Diagnosing ASD, even for an experienced clinician, is extremely difficult. Recognizing a repetitive behavior (as I’ve already said) is fairly easy, it’s deciding whether it is typical or atypical that becomes the hang-up. If it were easy, we’d simply say that every child who wanted to watch the same movie over and over, or every child who jumped up and down flapping their hands when excited, should be checked for autism.
That is just simply not the case.
Is There A ‘Too Early’ to Diagnose Autism?
If you ask absolutely anyone who is interested in helping children with autism they will universally tell you that the hope is: “if we can do a good job of identifying and screening those children who exhibit a high-risk level of repetitive behavior early on and get that child outside of their locked patterns of behavior, we may be able to improve outcomes.”
We do NOT know if identifying ASD earlier than 18 months makes a difference, we hope it does. And if it does, what do you do different? (Other than what we would expect at good parenting). There may be something. Do you rely on sameness to reduce stress? Or, do you flood with wide ranging and varied experiences so that ‘social interaction’ becomes the new norm? Maybe in the middle.
The one thing that can be said is that if the diagnosis is true: the more people in the child’s life actually engaged in helping, the better the outcome overall throughout life. Most parents of a child who is autistic these days have approached their pediatrician with their concerns by about 18 months. They may not know specifics but they feel that “something is different.” And with nearly ubiquitous availability of video recording devices, much better communication with physicians is possible.
Here are some of the questions which a pediatrician will be asking you at the various Well Baby Checks to help diagnose several developmental issues, including autism.
|Predictive Early Signs||Age: 9 Months||Age: 12 Months||Age: 15 Months|
|Eye contact||1. Does your child look you in the eye for more than a second or two?
2. Does your child smile or laugh while looking at you?
|Ask again at 12 months||Ask again at 15 months|
|Response to name||Does your child react when spoken to, for instance, by looking, listening, smiling, or babbling?||When you call your child’s name, does he/she respond by looking or turning toward you?||Ask again at 15 months|
|Interest in others||Does your child like playing games with others such as peek-a-boo, ride on someone’s knee, or to be swung?||Does your child take an interest in other children?||Ask again at 15 months|
|Spontaneous showing||N/A||Does your child ever pick up objects and give them to you?||Does your child show objects to you without giving you the object?|
|Joint attention||1. Does your child look at things you are looking at?

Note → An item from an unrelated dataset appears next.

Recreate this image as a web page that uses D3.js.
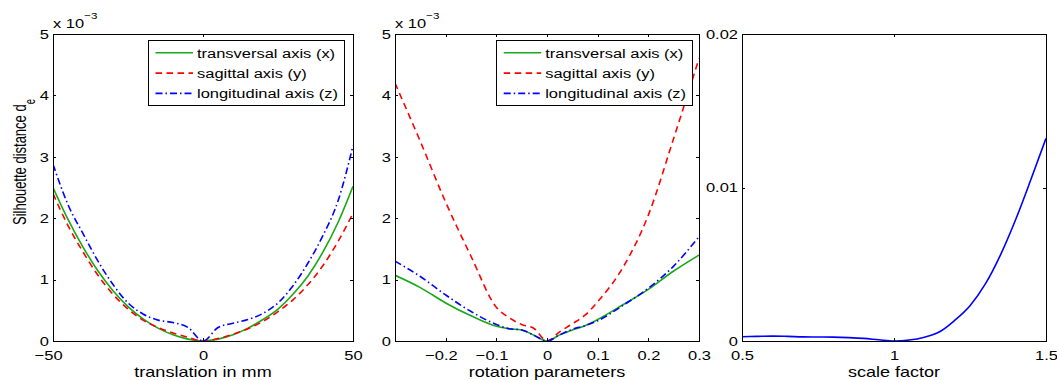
<!DOCTYPE html>
<html><head><meta charset="utf-8">
<script src="https://cdn.jsdelivr.net/npm/d3@7"></script>
<style>
body{margin:0;background:#fff}
svg{display:block}
text{font-family:"Liberation Sans",Arial,Helvetica,sans-serif;fill:#000}
</style>
</head><body>
<svg id="c" width="1057" height="380"></svg>
<script>
// ---------- data ----------
const seriesNames = ["transversal axis (x)", "sagittal axis (y)", "longitudinal axis (z)"];

// Panel 1: translation in mm (values x 10^-3)
const transX     = [-50,-45,-40,-35,-30,-25,-20,-15,-10,-5,0,5,10,15,20,25,30,35,40,45,50];
const transGreen = [2.50,1.98,1.53,1.14,0.82,0.56,0.36,0.21,0.10,0.03,0,0.03,0.10,0.21,0.35,0.52,0.76,1.06,1.45,1.93,2.52];
const transRed   = [2.40,1.88,1.45,1.07,0.76,0.52,0.34,0.22,0.13,0.06,0,0.04,0.11,0.20,0.32,0.48,0.67,0.92,1.23,1.62,2.08];
const transBlue  = [2.88,2.22,1.75,1.30,0.92,0.62,0.44,0.34,0.30,0.22,0,0.22,0.29,0.35,0.45,0.62,0.90,1.27,1.72,2.28,3.18];

// Panel 2: rotation parameters (values x 10^-3)
const rotX     = [-0.3,-0.25,-0.2,-0.15,-0.1,-0.075,-0.05,-0.025,0,0.025,0.05,0.075,0.1,0.15,0.2,0.25,0.3];
const rotGreen = [1.07,0.87,0.62,0.41,0.24,0.20,0.18,0.09,0,0.10,0.18,0.25,0.35,0.59,0.84,1.14,1.40];
const rotRed   = [4.20,3.25,2.26,1.38,0.55,0.38,0.27,0.20,0,0.15,0.28,0.42,0.64,1.20,2.05,3.30,4.60];
const rotBlue  = [1.30,1.05,0.75,0.48,0.27,0.20,0.18,0.09,0,0.10,0.19,0.25,0.33,0.58,0.86,1.22,1.70];

// Panel 3: scale factor
const scaleX    = [0.5,0.55,0.6,0.65,0.7,0.75,0.8,0.85,0.9,0.95,1.0,1.05,1.1,1.15,1.2,1.25,1.3,1.35,1.4,1.45,1.5];
const scaleBlue = [0.00028,0.0003,0.00032,0.0003,0.00027,0.00026,0.00025,0.00022,0.00017,0.00008,0,0.00006,0.00025,0.0006,0.00135,0.0023,0.0037,0.0056,0.0079,0.0105,0.0132];

// ticks
const p1XTicks = [-50,0,50];            const p1XLabels = ["\u221250","0","50"];
const p12YTicks = [0,1,2,3,4,5];        const p12YLabels = ["0","1","2","3","4","5"];
const p2XTicks = [-0.2,-0.1,0,0.1,0.2,0.3]; const p2XLabels = ["\u22120.2","\u22120.1","0","0.1","0.2","0.3"];
const p3XTicks = [0.5,1,1.5];           const p3XLabels = ["0.5","1","1.5"];
const p3YTicks = [0,0.01,0.02];         const p3YLabels = ["0","0.01","0.02"];

const xLabels = ["translation in mm","rotation parameters","scale factor"];
const yLabelMain = "Silhouette distance d", yLabelSub = "e";
const expBase = "x 10", expPow = "\u22123";

// ---------- drawing ----------
const svg = d3.select("#c");
const FS_T = 13.5, SX_T = 1.22, FS_L = 14, SX_L = 1.29;
const COLORS = ["#18a818","#ff0000","#0000ff"];
const DASH = [null,"6.5,4.5","7,3,1.5,3"];

const panels = [
  {l:53, r:353, t:34, b:341, xd:[-50,50], yd:[0,5], xt:p1XTicks, xl:p1XLabels, yt:p12YTicks, yl:p12YLabels,
   xs:transX, ys:[transGreen,transRed,transBlue], cols:[0,1,2], dash:[0,1,2], legend:344.5, exp:true, xlab:xLabels[0], ylab:true},
  {l:395, r:699, t:34, b:341, xd:[-0.3,0.3], yd:[0,5], xt:p2XTicks, xl:p2XLabels, yt:p12YTicks, yl:p12YLabels,
   xs:rotX, ys:[rotGreen,rotRed,rotBlue], cols:[0,1,2], dash:[0,1,2], legend:692.7, exp:true, xlab:xLabels[1]},
  {l:742, r:1046, t:34, b:341, xd:[0.5,1.5], yd:[0,0.02], xt:p3XTicks, xl:p3XLabels, yt:p3YTicks, yl:p3YLabels,
   xs:scaleX, ys:[scaleBlue], cols:[2], dash:[0], xlab:xLabels[2]}
];

panels.forEach((p, pi) => {
  const x = d3.scaleLinear().domain(p.xd).range([p.l, p.r]);
  const y = d3.scaleLinear().domain(p.yd).range([p.b, p.t]);
  const g = svg.append("g");

  const cid = "clip" + pi;
  svg.append("clipPath").attr("id", cid).append("rect")
    .attr("x", p.l).attr("y", p.t).attr("width", p.r - p.l).attr("height", p.b - p.t);

  // curves
  const line = d3.line().x(d => x(d[0])).y(d => y(d[1])).curve(d3.curveMonotoneX);
  p.ys.forEach((vals, k) => {
    g.append("path").attr("clip-path", `url(#${cid})`)
      .datum(p.xs.map((xv, i) => [xv, vals[i]]))
      .attr("d", line).attr("fill", "none")
      .attr("stroke", COLORS[p.cols[k]]).attr("stroke-width", 1.6)
      .attr("stroke-dasharray", DASH[p.dash[k]]);
  });

  // axes (ticks inward on all four sides)
  const fmtX = (d, i) => p.xl[i], fmtY = (d, i) => p.yl[i];
  const bottom = g.append("g").attr("transform", `translate(0,${p.b})`)
    .call(d3.axisBottom(x).tickValues(p.xt).tickFormat(fmtX).tickSizeInner(-3).tickSizeOuter(0).tickPadding(9));
  const left = g.append("g").attr("transform", `translate(${p.l},0)`)
    .call(d3.axisLeft(y).tickValues(p.yt).tickFormat(fmtY).tickSizeInner(-3).tickSizeOuter(0).tickPadding(4));
  const top = g.append("g").attr("transform", `translate(0,${p.t})`)
    .call(d3.axisTop(x).tickValues(p.xt).tickFormat("").tickSizeInner(-3).tickSizeOuter(0));
  const right = g.append("g").attr("transform", `translate(${p.r},0)`)
    .call(d3.axisRight(y).tickValues(p.yt).tickFormat("").tickSizeInner(-3).tickSizeOuter(0));
  [bottom, left, top, right].forEach(a => {
    a.select(".domain").remove();
    a.selectAll("line").attr("stroke", "#000").attr("shape-rendering", "crispEdges");
    a.attr("font-family", null).attr("font-size", null);
  });
  bottom.selectAll("text").attr("font-size", FS_T)
    .attr("x", (d) => d < 0 ? -4.8 / SX_T : 0)
    .attr("transform", `scale(${SX_T},1)`);
  left.selectAll("text").attr("font-size", FS_T)
    .attr("x", -4 / SX_T)
    .attr("transform", `scale(${SX_T},1)`);

  // box
  g.append("rect").attr("x", p.l).attr("y", p.t)
    .attr("width", p.r - p.l).attr("height", p.b - p.t)
    .attr("fill", "none").attr("stroke", "#000").attr("stroke-width", 1)
    .attr("shape-rendering", "crispEdges");

  // exponent
  if (p.exp) {
    const t = g.append("text").attr("transform", `translate(${p.l},27.5) scale(${SX_T},1)`).attr("font-size", FS_T);
    t.append("tspan").text(expBase);
    t.append("tspan").attr("font-size", 9.5).attr("dy", -8.5).text(expPow);
  }

  // x label
  g.append("text").attr("transform", `translate(${(p.l + p.r) / 2},377) scale(${SX_L},1)`)
    .attr("font-size", FS_L).attr("text-anchor", "middle").text(p.xlab);

  // y label
  if (p.ylab) {
    const t = g.append("text").attr("transform", `translate(25.5,225) scale(1.45,1) rotate(-90)`)
      .attr("font-size", 13).attr("text-anchor", "start");
    t.append("tspan").text(yLabelMain);
    t.append("tspan").attr("font-size", 9.5).attr("dy", 6.5).text(yLabelSub);
  }

  // legend
  if (p.legend) {
    const w = 196.5, lx = p.legend - w, ly = 40;
    const lg = g.append("g");
    lg.append("rect").attr("x", lx).attr("y", ly).attr("width", w).attr("height", 65)
      .attr("fill", "#fff").attr("stroke", "#000").attr("stroke-width", 1).attr("shape-rendering", "crispEdges");
    seriesNames.forEach((name, k) => {
      const yy = ly + 12.8 + k * 20.3;
      lg.append("line").attr("x1", lx + 7.5).attr("x2", lx + 45).attr("y1", yy).attr("y2", yy)
        .attr("stroke", COLORS[k]).attr("stroke-width", 1.6).attr("stroke-dasharray", DASH[k]);
      lg.append("text").attr("transform", `translate(${lx + 49},${yy + 4.8}) scale(${SX_T},1)`)
        .attr("font-size", FS_T).text(name);
    });
  }
});
</script>
</body></html>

2. When you look at an object across the room, does your child look at it?
|1. Does your child ever use his/her index finger to point to ask for something?
2. If you point to an object across the room, does your child look at it?
|1. Does your child ever use his or her index finger to indicate interest in something?
2. If you point to an object across the room, does your child look at it?
Full formal screening for ASD is not recommended until 18 months of age, but selected, developmentally appropriate activities, such as eye contact, response to name calling, interest in others, spontaneous showing, joint attention, and lack of stereotypical behaviors, can be assessed during infancy.